• _Objective_
Compute the number of lines that include the string "with", then output that number and nothing else.
— START Data excerpt —
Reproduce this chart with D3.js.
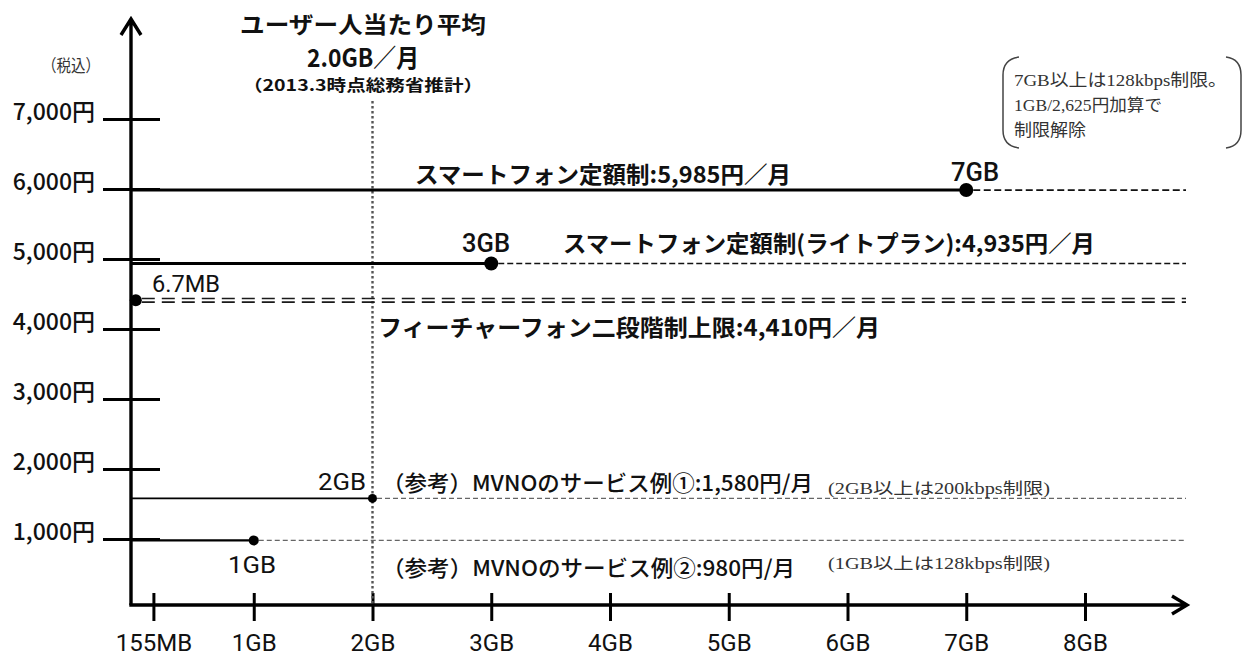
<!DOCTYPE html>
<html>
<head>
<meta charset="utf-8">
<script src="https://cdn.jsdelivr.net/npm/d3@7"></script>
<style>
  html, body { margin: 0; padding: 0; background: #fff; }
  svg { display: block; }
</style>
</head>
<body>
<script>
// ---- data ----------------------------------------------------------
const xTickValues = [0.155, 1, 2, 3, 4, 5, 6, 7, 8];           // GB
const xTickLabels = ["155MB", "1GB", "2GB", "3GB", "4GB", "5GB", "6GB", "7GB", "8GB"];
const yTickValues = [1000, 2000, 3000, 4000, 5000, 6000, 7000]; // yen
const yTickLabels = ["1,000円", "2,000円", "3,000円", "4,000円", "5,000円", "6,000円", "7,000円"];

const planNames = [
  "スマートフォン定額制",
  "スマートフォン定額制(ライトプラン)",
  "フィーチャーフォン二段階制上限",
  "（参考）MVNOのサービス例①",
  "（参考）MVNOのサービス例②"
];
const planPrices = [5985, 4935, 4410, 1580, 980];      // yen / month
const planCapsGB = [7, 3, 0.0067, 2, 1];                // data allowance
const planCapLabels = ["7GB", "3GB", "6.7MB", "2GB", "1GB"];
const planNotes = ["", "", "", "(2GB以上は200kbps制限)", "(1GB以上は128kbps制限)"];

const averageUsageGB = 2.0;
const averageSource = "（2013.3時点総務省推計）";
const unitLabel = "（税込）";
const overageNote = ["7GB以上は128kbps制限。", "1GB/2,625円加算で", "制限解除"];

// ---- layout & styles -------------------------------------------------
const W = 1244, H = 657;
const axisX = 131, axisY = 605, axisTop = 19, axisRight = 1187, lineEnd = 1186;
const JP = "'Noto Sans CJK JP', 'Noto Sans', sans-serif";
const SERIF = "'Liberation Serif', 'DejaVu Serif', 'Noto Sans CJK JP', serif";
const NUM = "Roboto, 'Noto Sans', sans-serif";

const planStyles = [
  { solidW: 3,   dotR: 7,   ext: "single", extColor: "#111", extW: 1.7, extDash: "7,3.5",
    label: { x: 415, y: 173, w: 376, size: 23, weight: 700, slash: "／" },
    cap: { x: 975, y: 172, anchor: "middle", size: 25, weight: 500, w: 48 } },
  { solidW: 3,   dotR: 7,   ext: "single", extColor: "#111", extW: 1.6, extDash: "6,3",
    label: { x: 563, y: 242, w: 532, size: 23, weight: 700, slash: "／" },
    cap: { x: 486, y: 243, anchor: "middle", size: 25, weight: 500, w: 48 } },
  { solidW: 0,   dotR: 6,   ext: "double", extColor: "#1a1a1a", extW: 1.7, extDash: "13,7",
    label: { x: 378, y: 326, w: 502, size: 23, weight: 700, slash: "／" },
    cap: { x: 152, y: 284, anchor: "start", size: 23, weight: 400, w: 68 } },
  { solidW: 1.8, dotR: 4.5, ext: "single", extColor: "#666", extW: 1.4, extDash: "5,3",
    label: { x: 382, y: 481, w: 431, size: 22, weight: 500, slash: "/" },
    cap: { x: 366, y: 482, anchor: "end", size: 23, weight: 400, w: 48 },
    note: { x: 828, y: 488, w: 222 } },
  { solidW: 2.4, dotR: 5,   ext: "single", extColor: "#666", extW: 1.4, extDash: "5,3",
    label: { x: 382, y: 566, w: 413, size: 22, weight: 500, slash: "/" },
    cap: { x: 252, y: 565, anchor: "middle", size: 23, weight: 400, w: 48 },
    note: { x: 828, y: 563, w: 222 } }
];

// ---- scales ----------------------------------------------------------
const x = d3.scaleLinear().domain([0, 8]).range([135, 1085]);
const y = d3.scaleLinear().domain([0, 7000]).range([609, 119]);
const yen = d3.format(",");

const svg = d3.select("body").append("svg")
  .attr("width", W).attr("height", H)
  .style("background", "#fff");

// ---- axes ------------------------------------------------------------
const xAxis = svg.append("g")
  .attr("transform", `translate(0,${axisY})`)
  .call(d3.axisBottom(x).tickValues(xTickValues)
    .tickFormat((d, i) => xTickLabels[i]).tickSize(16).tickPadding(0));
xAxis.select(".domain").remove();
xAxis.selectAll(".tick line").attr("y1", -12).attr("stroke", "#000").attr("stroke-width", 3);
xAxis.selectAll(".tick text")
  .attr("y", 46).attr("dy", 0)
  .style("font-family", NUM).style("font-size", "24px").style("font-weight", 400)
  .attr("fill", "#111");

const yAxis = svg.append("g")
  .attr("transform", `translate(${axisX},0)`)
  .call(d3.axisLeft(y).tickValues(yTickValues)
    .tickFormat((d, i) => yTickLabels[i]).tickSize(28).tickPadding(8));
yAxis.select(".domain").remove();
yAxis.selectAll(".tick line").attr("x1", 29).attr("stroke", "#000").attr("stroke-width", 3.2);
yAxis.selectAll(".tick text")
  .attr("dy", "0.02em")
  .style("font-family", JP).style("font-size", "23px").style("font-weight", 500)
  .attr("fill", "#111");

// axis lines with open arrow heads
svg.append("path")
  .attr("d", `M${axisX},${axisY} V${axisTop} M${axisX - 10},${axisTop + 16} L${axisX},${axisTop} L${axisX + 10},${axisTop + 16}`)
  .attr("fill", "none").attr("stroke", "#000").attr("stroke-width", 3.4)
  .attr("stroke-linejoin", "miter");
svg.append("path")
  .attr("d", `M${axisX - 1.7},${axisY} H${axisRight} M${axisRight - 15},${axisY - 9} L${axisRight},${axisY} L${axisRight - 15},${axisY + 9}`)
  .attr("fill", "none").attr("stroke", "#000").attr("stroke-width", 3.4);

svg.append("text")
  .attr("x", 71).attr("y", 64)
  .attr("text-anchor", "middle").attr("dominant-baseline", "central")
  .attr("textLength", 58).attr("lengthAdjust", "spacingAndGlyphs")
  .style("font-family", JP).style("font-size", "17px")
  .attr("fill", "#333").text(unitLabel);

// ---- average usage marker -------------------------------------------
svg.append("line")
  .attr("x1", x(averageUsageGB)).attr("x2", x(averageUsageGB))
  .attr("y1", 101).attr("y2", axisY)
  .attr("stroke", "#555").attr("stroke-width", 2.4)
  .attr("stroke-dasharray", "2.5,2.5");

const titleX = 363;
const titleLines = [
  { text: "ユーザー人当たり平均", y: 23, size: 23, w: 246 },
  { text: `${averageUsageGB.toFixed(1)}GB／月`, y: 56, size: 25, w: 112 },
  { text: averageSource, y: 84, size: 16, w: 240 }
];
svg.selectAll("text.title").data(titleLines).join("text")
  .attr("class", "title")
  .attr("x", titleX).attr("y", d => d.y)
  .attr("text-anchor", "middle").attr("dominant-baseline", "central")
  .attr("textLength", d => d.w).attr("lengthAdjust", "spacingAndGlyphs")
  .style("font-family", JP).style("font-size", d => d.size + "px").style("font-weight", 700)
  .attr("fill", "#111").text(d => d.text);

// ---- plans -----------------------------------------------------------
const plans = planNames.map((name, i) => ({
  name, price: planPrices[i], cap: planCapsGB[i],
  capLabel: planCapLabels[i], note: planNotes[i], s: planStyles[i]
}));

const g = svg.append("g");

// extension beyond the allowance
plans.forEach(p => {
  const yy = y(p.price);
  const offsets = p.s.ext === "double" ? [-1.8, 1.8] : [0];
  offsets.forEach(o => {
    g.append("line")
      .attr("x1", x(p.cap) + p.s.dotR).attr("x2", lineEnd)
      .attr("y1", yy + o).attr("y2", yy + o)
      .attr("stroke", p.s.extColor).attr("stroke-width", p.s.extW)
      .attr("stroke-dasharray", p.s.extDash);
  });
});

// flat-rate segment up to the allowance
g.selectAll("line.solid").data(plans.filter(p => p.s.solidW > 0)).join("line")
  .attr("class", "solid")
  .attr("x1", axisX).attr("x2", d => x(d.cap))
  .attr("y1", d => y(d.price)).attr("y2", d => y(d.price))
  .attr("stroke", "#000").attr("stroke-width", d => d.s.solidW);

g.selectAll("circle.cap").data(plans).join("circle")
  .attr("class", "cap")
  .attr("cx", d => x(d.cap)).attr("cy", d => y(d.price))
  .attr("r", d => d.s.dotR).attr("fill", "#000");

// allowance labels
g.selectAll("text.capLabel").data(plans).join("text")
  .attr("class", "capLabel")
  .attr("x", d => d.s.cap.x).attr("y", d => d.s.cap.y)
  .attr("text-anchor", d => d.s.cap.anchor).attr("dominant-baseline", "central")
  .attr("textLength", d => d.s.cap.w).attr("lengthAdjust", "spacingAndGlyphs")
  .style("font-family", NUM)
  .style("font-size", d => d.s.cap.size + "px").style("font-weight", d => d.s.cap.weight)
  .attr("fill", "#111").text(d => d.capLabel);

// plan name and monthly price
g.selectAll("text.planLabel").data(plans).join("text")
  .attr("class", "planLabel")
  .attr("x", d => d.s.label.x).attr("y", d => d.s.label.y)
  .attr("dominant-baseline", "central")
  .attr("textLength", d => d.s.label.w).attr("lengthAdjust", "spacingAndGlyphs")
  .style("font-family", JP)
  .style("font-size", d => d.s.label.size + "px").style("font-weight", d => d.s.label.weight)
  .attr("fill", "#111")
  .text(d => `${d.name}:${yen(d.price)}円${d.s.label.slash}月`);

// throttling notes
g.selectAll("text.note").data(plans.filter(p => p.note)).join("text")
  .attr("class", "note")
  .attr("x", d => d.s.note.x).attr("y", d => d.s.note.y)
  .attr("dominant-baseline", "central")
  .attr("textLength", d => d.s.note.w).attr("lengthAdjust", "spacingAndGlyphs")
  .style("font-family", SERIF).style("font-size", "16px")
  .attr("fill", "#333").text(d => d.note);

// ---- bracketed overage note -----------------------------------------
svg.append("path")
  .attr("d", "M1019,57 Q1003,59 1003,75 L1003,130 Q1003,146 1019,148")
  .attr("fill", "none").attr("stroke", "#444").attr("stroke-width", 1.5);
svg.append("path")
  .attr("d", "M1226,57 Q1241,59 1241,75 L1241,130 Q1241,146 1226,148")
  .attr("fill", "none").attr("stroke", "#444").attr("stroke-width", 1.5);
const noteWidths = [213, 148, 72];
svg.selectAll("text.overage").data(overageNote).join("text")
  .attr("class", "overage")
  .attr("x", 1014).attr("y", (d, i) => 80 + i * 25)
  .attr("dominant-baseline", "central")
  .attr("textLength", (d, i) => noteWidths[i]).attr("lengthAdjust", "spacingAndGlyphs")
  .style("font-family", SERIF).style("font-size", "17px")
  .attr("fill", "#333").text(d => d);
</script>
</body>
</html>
— END Data excerpt —
• _Full output_
2